TARRANT COUNTY (CBSDFW.COM) – An old quarry, turned lake, in Dalworthington Gardens isn’t big by any measure but residents say it’s always been deep. There are stories of cars disappearing into it, and horses that wade in only to be surprised by deep holes. So when Cindy Noonan saw someone in the middle of Lake Pappy Elkins this spring, with the water at his knees, she knew something was off.
“That’s when I really knew how desperate the situation was,” she said. And she didn’t believe the current drought explained it.
Noonan and a small group of residents have now formed the Pappy Elkins Restoration Group. Signs in their front yards point others to their growing website. It’s filled with documents questioning if the lake’s demise, has anything to do with a gas drilling rig that has had permission to operate on the northern shore line since 2009. They have attended city council meetings. They have asked for explanations. So far though, they aren’t satisfied with the answers.
“Right now we can’t get them to listen to us,” said Tim Lamun. “We can’t get them to calmly relax and listen to the facts that we believe that we have, whether they’re right or wrong at this point.”
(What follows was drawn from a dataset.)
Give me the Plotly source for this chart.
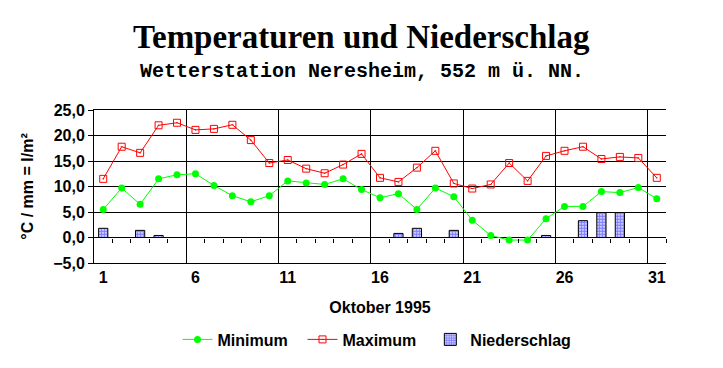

The group has found a permit from the Texas Commission on Environmental Quality. It gave XTO Energy permission in late 2009 to use lake water for drilling, for up to a year. Then in August of 2010, the city wrote a letter of permission to XTO, to take water for the next three years. TCEQ could not say if there was ever a permit, or if XTO took water during that time. A spokesman said last week the agency is currently investigating.
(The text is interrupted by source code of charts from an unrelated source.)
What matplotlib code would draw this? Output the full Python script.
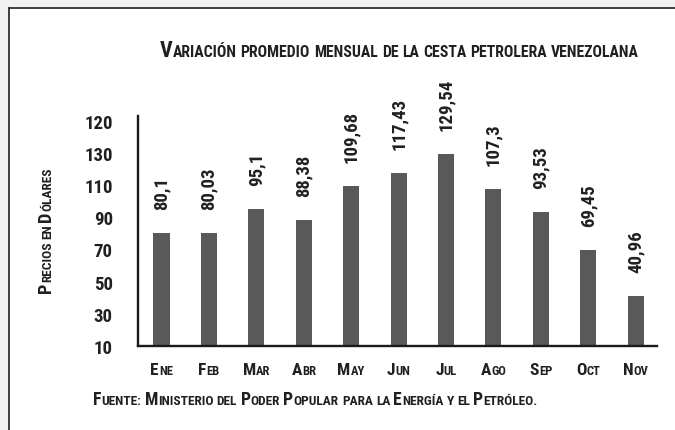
import matplotlib
matplotlib.use('Agg')
import matplotlib.pyplot as plt
from matplotlib import font_manager as fm
from matplotlib.transforms import IdentityTransform
from matplotlib.lines import Line2D
from matplotlib.patches import Rectangle

# ---------------- data ----------------
months = ["Ene", "Feb", "Mar", "Abr", "May", "Jun", "Jul", "Ago", "Sep", "Oct", "Nov"]
prices = [80.1, 80.03, 95.1, 88.38, 109.68, 117.43, 129.54, 107.3, 93.53, 69.45, 40.96]
ytick_values = [10, 30, 50, 70, 90, 110, 130, 150]
ytick_labels = ["10", "30", "50", "70", "90", "110", "130", "120"]
title = "Variación promedio mensual de la cesta petrolera venezolana"
ylabel = "Precios en Dólares"
source = "Fuente: Ministerio del Poder Popular para la Energía y el Petróleo."

W, H = 675, 431
BAR = '#58595b'
TXT = '#231f20'

# ---------------- font pick (condensed bold) ----------------
names = {f.name for f in fm.fontManager.ttflist}
fam, stretch = 'DejaVu Sans', 'normal'
for cand in ['Noto Sans ExtraCondensed', 'Roboto Condensed', 'Liberation Sans Narrow',
             'Noto Sans Condensed', 'DejaVu Sans Condensed', 'Open Sans Condensed']:
    if cand in names:
        fam = cand
        break
else:
    for f in fm.fontManager.ttflist:
        if f.stretch in ('condensed', 'semi-condensed', 'extra-condensed'):
            fam, stretch = f.name, f.stretch
            break
FONT = dict(fontfamily=fam, fontstretch=stretch, fontweight='bold', color=TXT)

fig = plt.figure(figsize=(W / 100, H / 100), dpi=100)
fig.patch.set_facecolor('white')
renderer = fig.canvas.get_renderer()

# frame with light shadow (left and top only)
fig.add_artist(Rectangle((0, 0), 8 / W, 1, transform=fig.transFigure, color='#f1f1f1', lw=0))
fig.add_artist(Rectangle((0, 1 - 8 / H), 1, 8 / H, transform=fig.transFigure, color='#f1f1f1', lw=0))
fig.add_artist(Line2D([9 / W, 9 / W], [0, 1 - 8.5 / H], transform=fig.transFigure, color='#2f2f2f', lw=1.3))
fig.add_artist(Line2D([8.5 / W, 1], [1 - 8.5 / H, 1 - 8.5 / H], transform=fig.transFigure, color='#2f2f2f', lw=1.3))

# ---------------- axes ----------------
ax = fig.add_axes([137.8 / W, 1 - 347 / H, (656.5 - 137.8) / W, (347 - 117) / H])
ax.set_facecolor('none')
x = list(range(len(months)))
ax.bar(x, prices, width=0.34, color=BAR, zorder=2)
ax.set_xlim(-0.5, 10.44)
ax.set_ylim(10, 152.9)
ax.set_yticks(ytick_values)
ax.set_yticklabels(ytick_labels)
for lab in ax.get_yticklabels():
    lab.set_fontfamily(fam); lab.set_fontstretch(stretch)
    lab.set_fontweight('bold'); lab.set_fontsize(13.5); lab.set_color(TXT)
ax.set_xticks(x)
ax.set_xticklabels([''] * len(x))
ax.tick_params(length=0, pad=18)
for s in ['top', 'right']:
    ax.spines[s].set_visible(False)
for s in ['left', 'bottom']:
    ax.spines[s].set_linewidth(1.7)
    ax.spines[s].set_color('#1a1a1a')
    ax.spines[s].set_zorder(3)

for xi, v in zip(x, prices):
    ax.annotate(f"{v:g}".replace('.', ','), (xi, v), xytext=(0, 17.3),
                textcoords='offset points', rotation=90, ha='center', va='bottom',
                fontsize=13.5, **FONT)


# ---------------- small caps helper ----------------
def segments(s):
    segs = []
    for ch in s:
        kind = 'space' if ch == ' ' else ('big' if ch.isupper() else 'small')
        if segs and segs[-1][0] == kind:
            segs[-1][1] += ch
        else:
            segs.append([kind, ch])
    return segs


def measure(txt, size):
    t = fig.text(0, 0, txt, fontsize=size, transform=IdentityTransform(), **FONT)
    w = t.get_window_extent(renderer).width
    t.remove()
    return w


def smallcaps(s, xp, yp, big, small, ha='left', rotation=0, target=None):
    items = []
    for kind, txt in segments(s):
        if kind == 'space':
            w = (measure('x x', small) - measure('xx', small)) * len(txt)
            items.append([None, small, w])
        else:
            sz = big if kind == 'big' else small
            items.append([txt.upper(), sz, measure(txt.upper(), sz)])
    total = sum(it[2] for it in items)
    k = 1.0
    if target:
        k = target / total
        total = target
    if ha == 'center':
        start = -total / 2
    elif ha == 'right':
        start = -total
    else:
        start = 0
    pos = start
    for it in items:
        if it[0] is not None:
            if rotation == 90:
                px, py = xp, yp + pos
            else:
                px, py = xp + pos, yp
            fig.text(px, py, it[0], fontsize=it[1] * k, transform=IdentityTransform(),
                     ha='left', va='baseline', rotation=rotation, rotation_mode='anchor', **FONT)
        pos += it[2] * k


# title
smallcaps(title, 160, H - 57, 12.5, 9, ha='left', target=480)
# y label
smallcaps(ylabel, 51, H - 230.5, 11, 8, ha='center', rotation=90, target=125)
# source
smallcaps(source, 93, H - 405, 12.5, 9.5, ha='left', target=445)
# x tick labels
for xi, m in zip(x, months):
    dx, _ = ax.transData.transform((xi, 10))
    smallcaps(m, dx, H - 375.5, 12.5, 9, ha='center')

fig.savefig('out.png', dpi=100)
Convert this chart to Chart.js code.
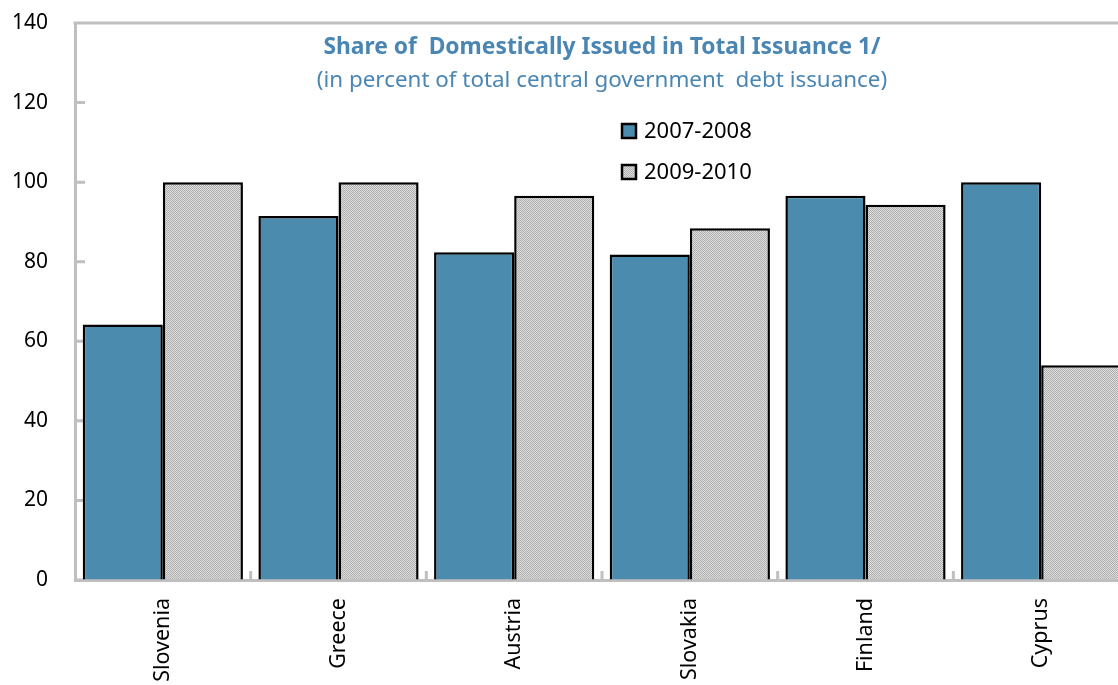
<!DOCTYPE html>
<html>
<head>
<meta charset="utf-8">
<script src="https://cdn.jsdelivr.net/npm/chart.js@4.4.0/dist/chart.umd.min.js"></script>
<style>
  html, body { margin: 0; padding: 0; background: #fff; overflow: hidden; }
  #wrap { position: absolute; left: 0; top: 0; width: 1150px; height: 720px; }
</style>
</head>
<body>
<div id="wrap"><canvas id="issuanceChart" width="1150" height="720"></canvas></div>
<script>
// Countries and shares (percent of total central government debt issuance)
const countries = ['Slovenia', 'Greece', 'Austria', 'Slovakia', 'Finland', 'Cyprus'];
const share2007 = [64.2, 91.5, 82.4, 81.8, 96.6, 100];
const share2009 = [100, 100, 96.6, 88.4, 94.3, 54];
const seriesLabels = ['2007-2008', '2009-2010'];
const yTicks = [0, 20, 40, 60, 80, 100, 120, 140];

const titleText = 'Share of  Domestically Issued in Total Issuance 1/';
const subtitleText = '(in percent of total central government  debt issuance)';

const FONT = '"Noto Sans", "Open Sans", sans-serif';
const AXIS_GREY = '#bfbfbf';
const BLUE = '#4b8bad';

// fine dotted grey fill for the second series
function makeDither() {
    const c = document.createElement('canvas');
    c.width = 2; c.height = 2;
    const g = c.getContext('2d');
    g.fillStyle = '#dedede'; g.fillRect(0, 0, 2, 2);
    g.fillStyle = '#aeaeae'; g.fillRect(0, 0, 1, 1); g.fillRect(1, 1, 1, 1);
    return g.createPattern(c, 'repeat');
}
const dither = makeDither();

// title, legend, top frame line and inward tick marks
const decorations = {
    id: 'decorations',
    beforeDatasetsDraw(chart) {
        const { ctx, chartArea: a, scales } = chart;
        ctx.save();
        ctx.strokeStyle = AXIS_GREY;
        ctx.lineWidth = 3;
        ctx.beginPath();
        ctx.moveTo(a.left - 1.5, a.top);
        ctx.lineTo(a.right + 40, a.top);
        yTicks.forEach(v => {
            const y = scales.y.getPixelForValue(v);
            ctx.moveTo(a.left, y);
            ctx.lineTo(a.left + 10, y);
        });
        const step = (a.right - a.left) / countries.length;
        for (let i = 1; i < countries.length; i++) {
            const x = a.left + i * step;
            ctx.moveTo(x, a.bottom);
            ctx.lineTo(x, a.bottom - 9);
        }
        ctx.stroke();
        ctx.restore();
    },
    afterDraw(chart) {
        const { ctx, chartArea: a } = chart;
        const cx = (a.left + a.right) / 2;
        ctx.save();
        ctx.fillStyle = '#4a86b3';
        ctx.textAlign = 'center';
        ctx.textBaseline = 'middle';
        ctx.font = 'bold 22.8px ' + FONT;
        ctx.fillText(titleText, cx, 48);
        ctx.font = '22.4px ' + FONT;
        ctx.fillText(subtitleText, cx, 81);

        // legend
        chart.data.datasets.forEach((ds, i) => {
            const y = 131 + i * 41;
            ctx.fillStyle = ds.backgroundColor;
            ctx.fillRect(622, y - 7, 14, 14);
            ctx.strokeStyle = '#000';
            ctx.lineWidth = 2.5;
            ctx.strokeRect(622, y - 7, 14, 14);
            ctx.fillStyle = '#000';
            ctx.textAlign = 'left';
            ctx.font = '22px ' + FONT;
            ctx.fillText(ds.label, 644, y + 1);
        });
        ctx.restore();
    }
};

new Chart(document.getElementById('issuanceChart'), {
    type: 'bar',
    data: {
        labels: countries,
        datasets: [{
            label: seriesLabels[0],
            data: share2007,
            backgroundColor: BLUE,
            borderColor: '#000',
            borderWidth: 2.5,
            borderSkipped: 'bottom'
        }, {
            label: seriesLabels[1],
            data: share2009,
            backgroundColor: dither,
            borderColor: '#000',
            borderWidth: 2.5,
            borderSkipped: 'bottom'
        }]
    },
    options: {
        responsive: false,
        animation: false,
        devicePixelRatio: 1,
        categoryPercentage: 0.912,
        barPercentage: 1,
        layout: { padding: { top: 23, right: 21, left: 0, bottom: 0 } },
        plugins: {
            legend: { display: false },
            title: { display: false },
            tooltip: { enabled: false }
        },
        scales: {
            x: {
                grid: { display: true, drawOnChartArea: false, drawTicks: false },
                border: { display: true, color: AXIS_GREY, width: 3 },
                ticks: {
                    color: '#000',
                    font: { family: FONT, size: 21.5 },
                    minRotation: 90,
                    maxRotation: 90,
                    padding: 18,
                    autoSkip: false
                },
                afterFit(scale) { scale.height = 140; }
            },
            y: {
                min: 0,
                max: 140,
                // invisible tick marks keep the labels away from the axis
                grid: {
                    display: true, drawOnChartArea: false, drawTicks: true,
                    tickLength: 27, tickColor: 'rgba(0,0,0,0)'
                },
                border: { display: true, color: AXIS_GREY, width: 3 },
                ticks: {
                    stepSize: 20,
                    color: '#000',
                    font: { family: FONT, size: 21 },
                    padding: 0
                },
                afterFit(scale) { scale.width = 75; }
            }
        }
    },
    plugins: [decorations]
});
</script>
</body>
</html>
XTO did not return calls. Dalworthington Gardens mayor Michael Tedder said he believed the claims were inaccurate, but would not answer questions on the phone or in person, saying he would only answer questions submitted via email. Other council members and the city administrator also did not respond.
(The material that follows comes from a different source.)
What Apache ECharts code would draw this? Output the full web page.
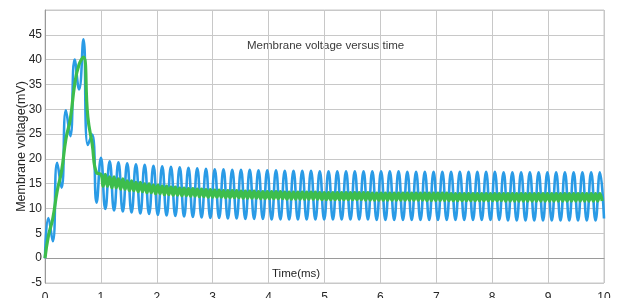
<!DOCTYPE html>
<html>
<head>
<meta charset="utf-8">
<script src="https://cdn.jsdelivr.net/npm/echarts@6/dist/echarts.min.js"></script>
<style>
  html, body { margin: 0; padding: 0; background: #fff; }
  #chart { width: 617px; height: 298px; }
</style>
</head>
<body>
<div id="chart"></div>
<script>
// time of first extreme and half period of the blue oscillation (ms)
const T0 = 0.061
const HALF = 0.0783

// extremes during the rise (0 - 0.95 ms), alternating peak / trough
const blueRise = [8.1, 3.4, 19.2, 14.2, 29.8, 24.6, 40.0, 34.0, 44.1, 22.8, 24.9, 11.2]
const greenRise = [4.5, 8.0, 13.5, 17.5, 24.0, 28.0, 35.0, 39.0, 40.5, 28.5, 23.0, 17.2]

// steady part from 1 ms on, blue peaks / troughs
const bluePeaks = [
  20.2, 19.5, 19.3, 19.1, 18.9, 18.8, 18.6, 18.5, 18.4, 18.3,
  18.2, 18.1, 18.0, 17.9, 17.9, 17.8, 17.8, 17.8, 17.7, 17.7,
  17.7, 17.6, 17.6, 17.6, 17.6, 17.5, 17.5, 17.5, 17.5, 17.5,
  17.5, 17.5, 17.5, 17.5, 17.5, 17.4, 17.4, 17.4, 17.4, 17.4,
  17.4, 17.4, 17.4, 17.4, 17.4, 17.4, 17.3, 17.3, 17.3, 17.3,
  17.3, 17.3, 17.3, 17.3, 17.3, 17.3, 17.3, 17.3,
]
const blueTroughs = [
  9.9, 9.6, 9.4, 9.2, 9.0, 8.9, 8.7, 8.6, 8.5, 8.4,
  8.3, 8.2, 8.1, 8.1, 8.0, 8.0, 7.9, 7.9, 7.9, 7.8,
  7.8, 7.8, 7.8, 7.8, 7.8, 7.8, 7.8, 7.8, 7.8, 7.8,
  7.8, 7.7, 7.7, 7.7, 7.7, 7.7, 7.7, 7.7, 7.7, 7.7,
  7.7, 7.7, 7.7, 7.7, 7.7, 7.7, 7.6, 7.6, 7.6, 7.6,
  7.6, 7.6, 7.6, 7.6, 7.6, 7.6, 7.6,
]
// green band (fast ripple), top and bottom per blue cycle
const greenTop = [
  16.9, 16.4, 16.0, 15.6, 15.3, 15.0, 14.7, 14.5, 14.3, 14.1,
  14.0, 13.9, 13.8, 13.7, 13.6, 13.6, 13.5, 13.5, 13.4, 13.4,
  13.4, 13.3, 13.3, 13.3, 13.3, 13.2, 13.2, 13.2, 13.2, 13.2,
  13.2, 13.1, 13.1, 13.1, 13.1, 13.1, 13.1, 13.1, 13.1, 13.1,
  13.0, 13.0, 13.0, 13.0, 13.0, 13.0, 13.0, 13.0, 13.0, 13.0,
  13.0, 13.0, 13.0, 13.0, 13.0, 13.0, 13.0, 13.0,
]
const greenBottom = [
  14.5, 14.2, 13.9, 13.6, 13.4, 13.2, 13.0, 12.8, 12.7, 12.6,
  12.5, 12.4, 12.3, 12.3, 12.2, 12.2, 12.1, 12.1, 12.0, 12.0,
  12.0, 11.9, 11.9, 11.9, 11.9, 11.8, 11.8, 11.8, 11.8, 11.8,
  11.7, 11.7, 11.7, 11.7, 11.7, 11.7, 11.7, 11.6, 11.6, 11.6,
  11.6, 11.6, 11.6, 11.6, 11.6, 11.6, 11.5, 11.5, 11.5, 11.5,
  11.5, 11.5, 11.5, 11.5, 11.5, 11.5, 11.5, 11.5,
]
const startValue = 0
const blueEnd = 8.0
const xMax = 10

function buildBlue() {
  const pts = [[0, startValue]]
  blueRise.forEach((v, j) => pts.push([T0 + j * HALF, v]))
  const n0 = blueRise.length
  const n = n0 + bluePeaks.length + blueTroughs.length
  for (let j = n0; j < n; j++) {
    const k = (j - n0) >> 1
    pts.push([T0 + j * HALF, (j - n0) % 2 === 0 ? bluePeaks[k] : blueTroughs[k]])
  }
  pts.push([xMax, blueEnd])
  return pts
}

function buildGreen() {
  const pts = [[0, startValue]]
  greenRise.forEach((v, j) => pts.push([T0 + j * HALF, v]))
  const n0 = greenRise.length
  greenTop.forEach((top, k) => {
    const j = n0 + 2 * k
    pts.push([T0 + j * HALF, top])
    pts.push([T0 + (j + 0.5) * HALF, greenBottom[k]])
    pts.push([T0 + (j + 1) * HALF, top])
    pts.push([T0 + (j + 1.5) * HALF, greenBottom[k]])
  })
  return pts.filter((p) => p[0] <= xMax)
}

const chart = echarts.init(document.getElementById('chart'))
const font = 'Liberation Sans, Arial, sans-serif'
chart.setOption({
  animation: false,
  grid: {
    left: 45,
    right: 13,
    top: 10,
    bottom: 15,
    outerBoundsMode: 'none',
    show: true,
    borderColor: '#c8c8c8',
    borderWidth: 1,
  },
  graphic: [
    {
      type: 'text',
      left: 247,
      top: 40,
      style: { text: 'Membrane voltage versus time', font: '11.5px ' + font, fill: '#3a3a3a' },
    },
    {
      type: 'text',
      left: 272,
      top: 268,
      style: { text: 'Time(ms)', font: '11.5px ' + font, fill: '#262626' },
    },
  ],
  xAxis: {
    type: 'value',
    min: 0,
    max: xMax,
    interval: 1,
    axisLine: { lineStyle: { color: '#9a9a9a' } },
    axisTick: { show: false },
    axisLabel: { margin: 9, fontSize: 12, fontFamily: font, color: '#262626' },
    splitLine: { lineStyle: { color: '#c8c8c8' } },
  },
  yAxis: {
    type: 'value',
    min: -5,
    max: 50,
    interval: 5,
    name: 'Membrane voltage(mV)',
    nameLocation: 'middle',
    nameGap: 17,
    nameMoveOverlap: false,
    nameTextStyle: { fontSize: 12.5, fontFamily: font, color: '#262626' },
    axisLine: { show: true, lineStyle: { color: '#9a9a9a' } },
    axisTick: { show: false },
    axisLabel: { margin: 3, fontSize: 12, fontFamily: font, color: '#262626', showMaxLabel: false },
    splitLine: { lineStyle: { color: '#c8c8c8' } },
  },
  series: [
    {
      type: 'line',
      data: buildBlue(),
      smooth: 0.5,
      showSymbol: false,
      sampling: null,
      lineStyle: { color: '#2a9be6', width: 2.6 },
      itemStyle: { color: '#2a9be6' },
    },
    {
      type: 'line',
      data: buildGreen(),
      smooth: 0.5,
      showSymbol: false,
      lineStyle: { color: '#3dbd4c', width: 3.2 },
      itemStyle: { color: '#3dbd4c' },
    },
  ],
})
</script>
</body>
</html>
When XTO received its permit in 2009 though, it only came after receiving letters of permission from the city and three other landowners. Alvin Goerdel, who has lived by the lake since 1969, is one of those owners. XTO paid him to use the water, and he says hes not aware of anything being used since.
“That’s the only time XTO’s used any water out of that lake as far as I know and I’d know because they’d have to contact me to get that water,” he said.
As far as the lake depth, Goerdel shook his head at concerns it’s too low. Kids used to get cars stuck in the mud there when it was really low, he said.
This summer, there are no pumps on the lake for more wells being drilled. Instead a large portable tank, surrounded by barbed wire, is being filled from city hydrants. It sits on the city baseball field, and may be there through July.